Indiana prides itself on its free-thinking, common-sense approach to politics, but the U.S. Senate race there is testing just how strong that independent streak is.
Incumbent Democrat Sen. Joe Donnelly is betting his reelection on the message that he embodies that traditional Hoosier value and that Republican challenger Mike Braun has too closely aligned himself with President Trump.
“I told people I’d be bipartisan. I have been,” Donnelly told me over the summer.
But the Senate confirmation hearings for Supreme Court Justice Brett Kavanaugh supercharged an already hyperpartisan environment, firing up voters on the right.
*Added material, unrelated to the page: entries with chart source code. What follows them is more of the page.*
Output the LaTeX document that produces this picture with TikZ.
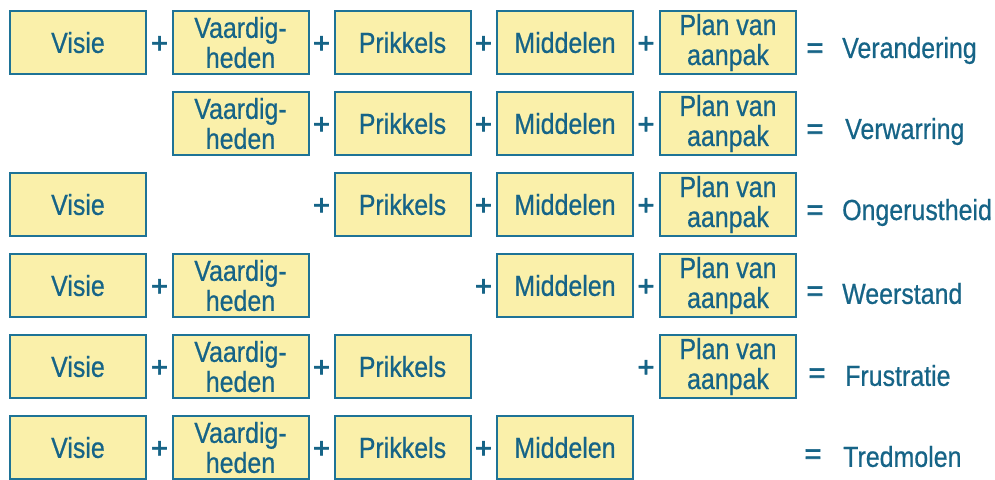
\documentclass[tikz,border=0pt]{standalone}
\usepackage{fontspec}
\setmainfont{Liberation Sans}[FakeStretch=0.86,FakeBold=0.6]
\newfontfamily\symfont{Liberation Sans}[FakeBold=2]
\definecolor{boxfill}{RGB}{250,240,170}
\definecolor{boxline}{RGB}{30,115,150}
\definecolor{txt}{RGB}{22,100,135}
\tikzset{
  box/.style={draw=boxline, line width=2pt, fill=boxfill, minimum width=136pt, minimum height=63pt, inner sep=0pt, align=center, text=txt, font=\fontsize{29}{30}\selectfont},
  plus/.style={text=txt, inner sep=0pt, font=\symfont\fontsize{29}{30}\selectfont},
  eq/.style={text=txt, inner sep=0pt, font=\symfont\fontsize{29}{30}\selectfont},
  lab/.style={text=txt, inner sep=0pt, anchor=west, font=\fontsize{29}{30}\selectfont}
}
\begin{document}
\begin{tikzpicture}[x=1pt,y=-1pt]
\useasboundingbox (0,0) rectangle (995,479);
\fill[white] (0,0) rectangle (995,479);
% column centres: 78, 240.5, 402.5, 565, 728 ; plus x: 159.5, 321.5, 483.5, 646
% Row 1
\node[box] (a1) at (78,42.5) {Visie};
\node[plus] (a1p2) at (159.5,44.5) {+};
\node[box] (a2) at (240.5,42.5) {Vaardig-\\heden};
\node[plus] (a1p3) at (321.5,44.5) {+};
\node[box] (a3) at (402.5,42.5) {Prikkels};
\node[plus] (a1p4) at (483.5,44.5) {+};
\node[box] (a4) at (565,42.5) {Middelen};
\node[plus] (a1p5) at (646,44.5) {+};
\node[box] (a5) at (728,42.5) {Plan van\\aanpak};
\node[eq] (ae) at (815,50.5) {=};
\node[lab] (al) at (842,50.5) {Verandering};
% Row 2
\node[box] (b2) at (240.5,123.5) {Vaardig-\\heden};
\node[plus] (b1p3) at (321.5,125.5) {+};
\node[box] (b3) at (402.5,123.5) {Prikkels};
\node[plus] (b1p4) at (483.5,125.5) {+};
\node[box] (b4) at (565,123.5) {Middelen};
\node[plus] (b1p5) at (646,125.5) {+};
\node[box] (b5) at (728,123.5) {Plan van\\aanpak};
\node[eq] (be) at (815,131.5) {=};
\node[lab] (bl) at (845,131.5) {Verwarring};
% Row 3
\node[box] (c1) at (78,204.5) {Visie};
\node[plus] (c1p3) at (321.5,206.5) {+};
\node[box] (c3) at (402.5,204.5) {Prikkels};
\node[plus] (c1p4) at (483.5,206.5) {+};
\node[box] (c4) at (565,204.5) {Middelen};
\node[plus] (c1p5) at (646,206.5) {+};
\node[box] (c5) at (728,204.5) {Plan van\\aanpak};
\node[eq] (ce) at (815,212.5) {=};
\node[lab] (cl) at (842,212.5) {Ongerustheid};
% Row 4
\node[box] (d1) at (78,285.5) {Visie};
\node[plus] (d1p2) at (159.5,287.5) {+};
\node[box] (d2) at (240.5,285.5) {Vaardig-\\heden};
\node[plus] (d1p4) at (483.5,287.5) {+};
\node[box] (d4) at (565,285.5) {Middelen};
\node[plus] (d1p5) at (646,287.5) {+};
\node[box] (d5) at (728,285.5) {Plan van\\aanpak};
\node[eq] (de) at (815,293.5) {=};
\node[lab] (dl) at (842,293.5) {Weerstand};
% Row 5
\node[box] (e1) at (78,366.5) {Visie};
\node[plus] (e1p2) at (159.5,368.5) {+};
\node[box] (e2) at (240.5,366.5) {Vaardig-\\heden};
\node[plus] (e1p3) at (321.5,368.5) {+};
\node[box] (e3) at (402.5,366.5) {Prikkels};
\node[plus] (e1p5) at (646,368.5) {+};
\node[box] (e5) at (728,366.5) {Plan van\\aanpak};
\node[eq] (ee) at (817,375.5) {=};
\node[lab] (el) at (845,375.5) {Frustratie};
% Row 6
\node[box] (f1) at (78,447.5) {Visie};
\node[plus] (f1p2) at (159.5,449.5) {+};
\node[box] (f2) at (240.5,447.5) {Vaardig-\\heden};
\node[plus] (f1p3) at (321.5,449.5) {+};
\node[box] (f3) at (402.5,447.5) {Prikkels};
\node[plus] (f1p4) at (483.5,449.5) {+};
\node[box] (f4) at (565,447.5) {Middelen};
\node[eq] (fe) at (813,456.5) {=};
\node[lab] (fl) at (843,456.5) {Tredmolen};
\end{tikzpicture}
\end{document}
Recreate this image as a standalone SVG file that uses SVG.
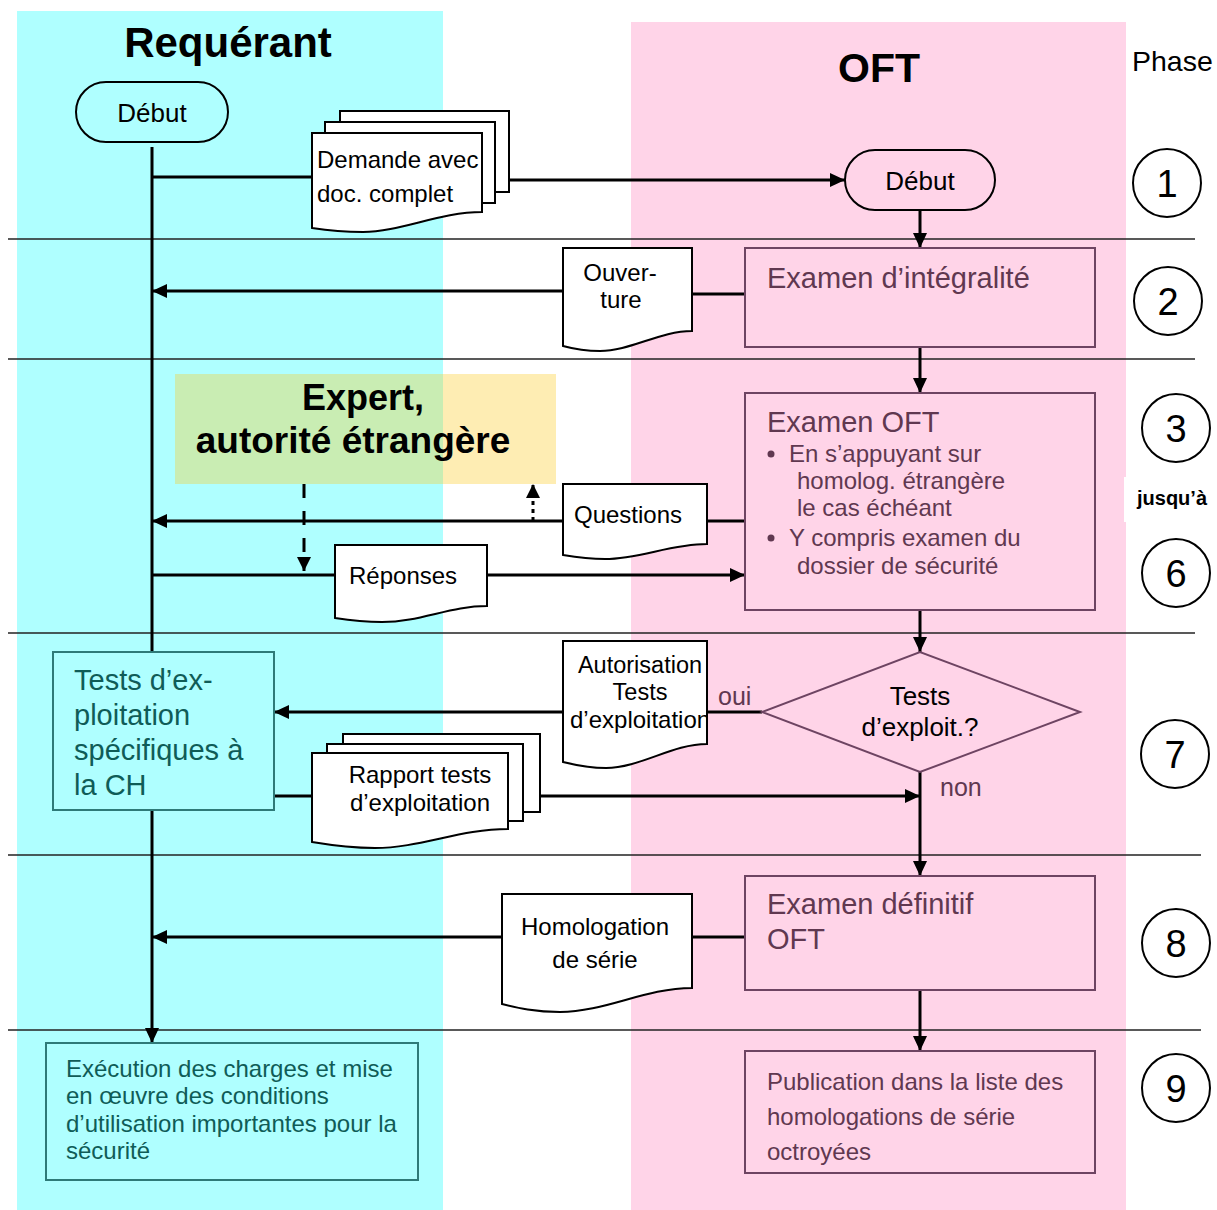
<svg xmlns="http://www.w3.org/2000/svg" width="1217" height="1210" viewBox="0 0 1217 1210">
<style>
text{font-family:"Liberation Sans",Arial,sans-serif;fill:#000}
.title{font-weight:bold;font-size:42px}
.doc{fill:#fff;stroke:#000;stroke-width:2}
.term{fill:none;stroke:#000;stroke-width:2}
.dt{font-size:24px}
.oft{fill:#FFD4E8;stroke:#6E4462;stroke-width:2}
.ot{fill:#603850}
.ch{fill:#AFFFFF;stroke:#2E7A78;stroke-width:2}
.ct{fill:#0F5C57}
.sep{stroke:#222;stroke-width:1.5;fill:none}
.ln{stroke:#000;stroke-width:3;fill:none}
.ph{fill:#fff;stroke:#000;stroke-width:2}
.pn{font-size:38px;text-anchor:middle}
.mid{text-anchor:middle}
</style>
<defs>
<marker id="ah" markerUnits="userSpaceOnUse" markerWidth="15" markerHeight="14" refX="15" refY="7" orient="auto"><path d="M0,0 L15,7 L0,14 Z" fill="#000"/></marker>
<marker id="ahs" markerUnits="userSpaceOnUse" markerWidth="14" markerHeight="14" refX="14" refY="7" orient="auto"><path d="M0,0 L14,7 L0,14 Z" fill="#000"/></marker>
<clipPath id="clipAut"><rect x="563" y="641" width="143" height="130"/></clipPath>
</defs>

<g id="lanes">
<rect x="17" y="11" width="426" height="1199" fill="#AFFFFF"/>
<rect x="631" y="22" width="495" height="1188" fill="#FFD4E8"/>
<text class="title mid" x="228" y="57">Requérant</text>
<text class="title mid" x="879" y="82" style="font-size:41px">OFT</text>
<text x="1132" y="71" style="font-size:28.5px">Phase</text>
</g>

<g id="separators">
<line class="sep" x1="8" y1="239" x2="1195" y2="239"/>
<line class="sep" x1="8" y1="359" x2="1195" y2="359"/>
<line class="sep" x1="8" y1="633" x2="1195" y2="633"/>
<line class="sep" x1="8" y1="855" x2="1201" y2="855"/>
<line class="sep" x1="8" y1="1030" x2="1201" y2="1030"/>
</g>

<g id="expert">
<rect x="175" y="374" width="268" height="110" fill="#C9EDB3"/>
<rect x="443" y="374" width="113" height="110" fill="#FEEDB3"/>
<text class="mid" x="363" y="410" style="font-weight:bold;font-size:36px">Expert,</text>
<text class="mid" x="353" y="453" style="font-weight:bold;font-size:37px">autorité étrangère</text>
</g>

<g id="connectors">
<path class="ln" d="M152,147 V652"/>
<path class="ln" d="M152,810 V1043" marker-end="url(#ah)"/>
<path class="ln" d="M152,177 H312"/>
<path class="ln" d="M509,180 H845" marker-end="url(#ah)"/>
<path class="ln" d="M920,210 V248" marker-end="url(#ah)"/>
<path class="ln" d="M686,294 H745"/>
<path class="ln" d="M563,291 H152" marker-end="url(#ah)"/>
<path class="ln" d="M920,347 V393" marker-end="url(#ah)"/>
<path class="ln" d="M707,521 H745"/>
<path class="ln" d="M563,521 H152" marker-end="url(#ah)"/>
<path class="ln" d="M152,575 H335"/>
<path class="ln" d="M487,575 H745" marker-end="url(#ah)"/>
<path class="ln" d="M304,484 V571" stroke-dasharray="14 13" marker-end="url(#ahs)"/>
<path class="ln" d="M533,521 V484" stroke-dasharray="4 4" marker-end="url(#ahs)"/>
<path class="ln" d="M920,610 V652" marker-end="url(#ah)"/>
<path class="ln" d="M707,712 H762"/>
<path class="ln" d="M563,712 H274" marker-end="url(#ah)"/>
<path class="ln" d="M274,796 H312"/>
<path class="ln" d="M540,796 H920" marker-end="url(#ah)"/>
<path class="ln" d="M920,772 V876" marker-end="url(#ah)"/>
<path class="ln" d="M692,937 H745"/>
<path class="ln" d="M502,937 H152" marker-end="url(#ah)"/>
<path class="ln" d="M920,990 V1051" marker-end="url(#ah)"/>
</g>

<g id="debut-requerant">
<rect class="term" x="76" y="82" width="152" height="60" rx="30" ry="30"/>
<text class="mid" x="152" y="122" style="font-size:26px">Début</text>
</g>

<g id="doc-demande">
<rect class="doc" x="340" y="111" width="169" height="81"/>
<rect class="doc" x="325" y="122" width="170" height="81"/>
<path class="doc" d="M312,133 H482 V212 C440,212 400,232 363,232 C340,232 325,230 312,228 Z"/>
<text class="dt" x="317" y="168">Demande avec</text>
<text class="dt" x="317" y="202">doc. complet</text>
</g>

<g id="debut-oft">
<rect class="term" x="845" y="150" width="150" height="60" rx="30" ry="30"/>
<text class="mid" x="920" y="190" style="font-size:26px">Début</text>
</g>

<g id="examen-integralite">
<rect class="oft" x="745" y="248" width="350" height="99"/>
<text class="ot" x="767" y="288" style="font-size:29px">Examen d’intégralité</text>
</g>

<g id="doc-ouverture">
<path class="doc" d="M563,248 H692 V331 C660,331 630,351 600,351 C585,351 574,349 563,346 Z"/>
<text class="dt mid" x="620" y="281">Ouver-</text>
<text class="dt mid" x="621" y="308">ture</text>
</g>

<g id="examen-oft">
<rect class="oft" x="745" y="393" width="350" height="217"/>
<text class="ot" x="767" y="432" style="font-size:29px">Examen OFT</text>
<circle cx="771" cy="454" r="3.5" fill="#603850"/>
<text class="ot" x="789" y="462" style="font-size:24px">En s’appuyant sur</text>
<text class="ot" x="797" y="489" style="font-size:24px">homolog. étrangère</text>
<text class="ot" x="797" y="516" style="font-size:24px">le cas échéant</text>
<circle cx="771" cy="538" r="3.5" fill="#603850"/>
<text class="ot" x="789" y="546" style="font-size:24px">Y compris examen du</text>
<text class="ot" x="797" y="574" style="font-size:24px">dossier de sécurité</text>
</g>

<g id="doc-questions">
<path class="doc" d="M563,484 H707 V544 C670,544 640,559 605,559 C588,559 575,557 563,555 Z"/>
<text class="dt" x="574" y="523">Questions</text>
</g>

<g id="doc-reponses">
<path class="doc" d="M335,545 H487 V606 C450,606 420,622 382,622 C362,622 348,620 335,618 Z"/>
<text class="dt" x="349" y="584">Réponses</text>
</g>

<g id="decision">
<path d="M762,712 L920,652 L1080,712 L920,772 Z" fill="#FFD4E8" stroke="#6E4462" stroke-width="2"/>
<text class="mid" x="920" y="705" style="font-size:26px">Tests</text>
<text class="mid" x="920" y="736" style="font-size:26px">d’exploit.?</text>
<text class="ot" x="718" y="705" style="font-size:25px">oui</text>
<text class="ot" x="940" y="796" style="font-size:25px">non</text>
</g>

<g id="doc-autorisation">
<path class="doc" d="M563,641 H707 V744 C672,744 640,768 606,768 C588,768 575,765 563,762 Z"/>
<g clip-path="url(#clipAut)">
<text class="mid" x="640" y="673" style="font-size:23.5px">Autorisation</text>
<text class="mid" x="640" y="700" style="font-size:23.5px">Tests</text>
<text x="570" y="728" style="font-size:24px">d’exploitation</text>
</g>
<line x1="707" y1="641" x2="707" y2="744" stroke="#000" stroke-width="2"/>
</g>

<g id="tests-ch">
<rect class="ch" x="53" y="652" width="221" height="158"/>
<text class="ct" x="74" y="690" style="font-size:29px">Tests d’ex-</text>
<text class="ct" x="74" y="725" style="font-size:29px">ploitation</text>
<text class="ct" x="74" y="760" style="font-size:29px">spécifiques à</text>
<text class="ct" x="74" y="795" style="font-size:29px">la CH</text>
</g>

<g id="doc-rapport">
<rect class="doc" x="343" y="734" width="197" height="78"/>
<rect class="doc" x="327" y="744" width="196" height="77"/>
<path class="doc" d="M312,753 H508 V829 C460,829 420,848 375,848 C350,848 330,845 312,842 Z"/>
<text class="dt mid" x="420" y="783">Rapport tests</text>
<text class="dt mid" x="420" y="811">d’exploitation</text>
</g>

<g id="examen-definitif">
<rect class="oft" x="745" y="876" width="350" height="114"/>
<text class="ot" x="767" y="914" style="font-size:29px">Examen définitif</text>
<text class="ot" x="767" y="949" style="font-size:29px">OFT</text>
</g>

<g id="doc-homologation">
<path class="doc" d="M502,894 H692 V988 C645,988 605,1012 560,1012 C535,1012 518,1008 502,1004 Z"/>
<text class="dt mid" x="595" y="935">Homologation</text>
<text class="dt mid" x="595" y="968">de série</text>
</g>

<g id="publication">
<rect class="oft" x="745" y="1051" width="350" height="122"/>
<text class="ot" x="767" y="1090" style="font-size:24px">Publication dans la liste des</text>
<text class="ot" x="767" y="1125" style="font-size:24px">homologations de série</text>
<text class="ot" x="767" y="1160" style="font-size:24px">octroyées</text>
</g>

<g id="execution">
<rect class="ch" x="46" y="1043" width="372" height="137"/>
<text class="ct" x="66" y="1077" style="font-size:24px">Exécution des charges et mise</text>
<text class="ct" x="66" y="1104" style="font-size:24px">en œuvre des conditions</text>
<text class="ct" x="66" y="1132" style="font-size:24px">d’utilisation importantes pour la</text>
<text class="ct" x="66" y="1159" style="font-size:24px">sécurité</text>
</g>

<g id="phases">
<ellipse class="ph" cx="1167" cy="183" rx="34" ry="34"/>
<text class="pn" x="1167" y="197">1</text>
<ellipse class="ph" cx="1168" cy="301" rx="34" ry="34"/>
<text class="pn" x="1168" y="315">2</text>
<ellipse class="ph" cx="1176" cy="428" rx="34" ry="34"/>
<text class="pn" x="1176" y="442">3</text>
<rect x="1124" y="477" width="93" height="45" fill="#fff"/>
<text x="1137" y="505" style="font-weight:bold;font-size:20px">jusqu’à</text>
<ellipse class="ph" cx="1176" cy="573" rx="34" ry="34"/>
<text class="pn" x="1176" y="587">6</text>
<ellipse class="ph" cx="1175" cy="754" rx="34" ry="34"/>
<text class="pn" x="1175" y="768">7</text>
<ellipse class="ph" cx="1176" cy="943" rx="34" ry="34"/>
<text class="pn" x="1176" y="957">8</text>
<ellipse class="ph" cx="1176" cy="1088" rx="34" ry="34"/>
<text class="pn" x="1176" y="1102">9</text>
</g>
</svg>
Donnelly might win or lose based on how many Republican or conservative Democratic men in the state decide they hate polarization — or Trump — more than they may have been turned off by Senate Democrats during the Kavanaugh hearings.
That bloc of generally conservative male voters could join with reliable Democratic voters — notably college-educated women repulsed by Trump — to potentially put Donnelly over the edge in an overwhelmingly conservative state.
But polls show Braun gaining steam in the final two weeks. The race — one of the key contests that will determine which party controls the U.S. Senate — has always been close and was always going to be a nail-biter. But Braun has edged ahead in two recent polls, though one was conducted by his own campaign.
Republicans have pulled even in TV advertising this fall after being outspent over the summer. That’s a reason for the race to have tightened after many saw Donnelly in the driver’s seat for months. If Braun has an edge now, some think the Kavanaugh hearings are a big reason, along with Donnelly’s decision to vote against Trump’s nominee to the high court.
Mike Murphy, a former Republican state legislator, told Yahoo News he has seen significant backlash in Indiana to the Kavanaugh hearings. The commonly held view is that the initial allegation of sexual assault during Kavanaugh’s high school days was credible and should have been investigated, Murphy said, but that it was then followed by more dubious claims of misconduct from other women, which were picked up by Democratic senators, interest groups, and publicity chasers, creating a media circus.
“People who don’t like Trump are going to vote for Braun anyhow because they were so disgusted with the Democratic strategy,” Murphy said. “There is definitely a lot of sentiment among informed but not professional people — people at the county level who like to track this stuff — [who] say, ‘I don’t like Trump, but these Kavanaugh tactics from the left infuriate me.’”
And Murphy said that the state’s booming economy and low unemployment rate have blunted the impact of Democratic attacks on Braun’s support for a Justice Department lawsuit that would remove protections for people with preexisting conditions from health insurance denials or premium increases.
Democrats disagree on the issues front and say health care continues to be an asset for them. But they also think there are enough Indiana men left who see voting across party lines as an expression of their own independence.
“Donnelly provides a credible way for them to be able to demonstrate that about themselves,” Scott Pelath, a state legislator who was House minority leader for the Democrats from 2012 to 2017, said in an interview.
Donnelly, 63, served six years in the House before being elected to his first term in the U.S. Senate in 2012. He has carved out a reputation for working hard on issues that affect all Hoosiers. But he’s had to shout a little louder of late to show that he’s not a typical Democrat. In a recent ad, he denounced “radical leftists,” called for the government to build a border wall like the one Trump campaigned on in 2016, and quoted Republican icon Ronald Reagan.
Braun, meanwhile, is running with a two-pronged message that he’ll be a reliable backer of Trump’s agenda and that his business background – he made a fortune from an auto parts company — is needed in the Senate.
Pelath said that even though Trump won Indiana by 19 points in 2016, there are still plenty of the male voters Donnelly needs “who like to view themselves as independents and as ticket-splitters.”
These voters tend to be white males who are not wealthy but are “proud to earn enough to not stress about every month’s bills,” Pelath said. Describing such a voter, he said: “Probably has a mortgage. Might have a college degree, might not. Probably lives in one of the numerous smaller cities that’s been struggling to keep population. Sees enough of society’s competing interests that he can’t be so strident in his views. Might not prefer rapid changes in society, but has some willingness to understand them.”
Donnelly also is committed to showing up in person to as many community and political events around Indiana as he can, which has endeared him to many voters.
“There’s no question in Democratic ranks that he can pull this off,” Pelath said. “There’s a huge group in the middle who don’t like this hyperpartisanship.”
Maybe that’s true. But the result on Nov. 6 will indicate whether the Hoosier State’s iconoclastic way is being swallowed up by the us-vs.-them mentality that is endemic to our time.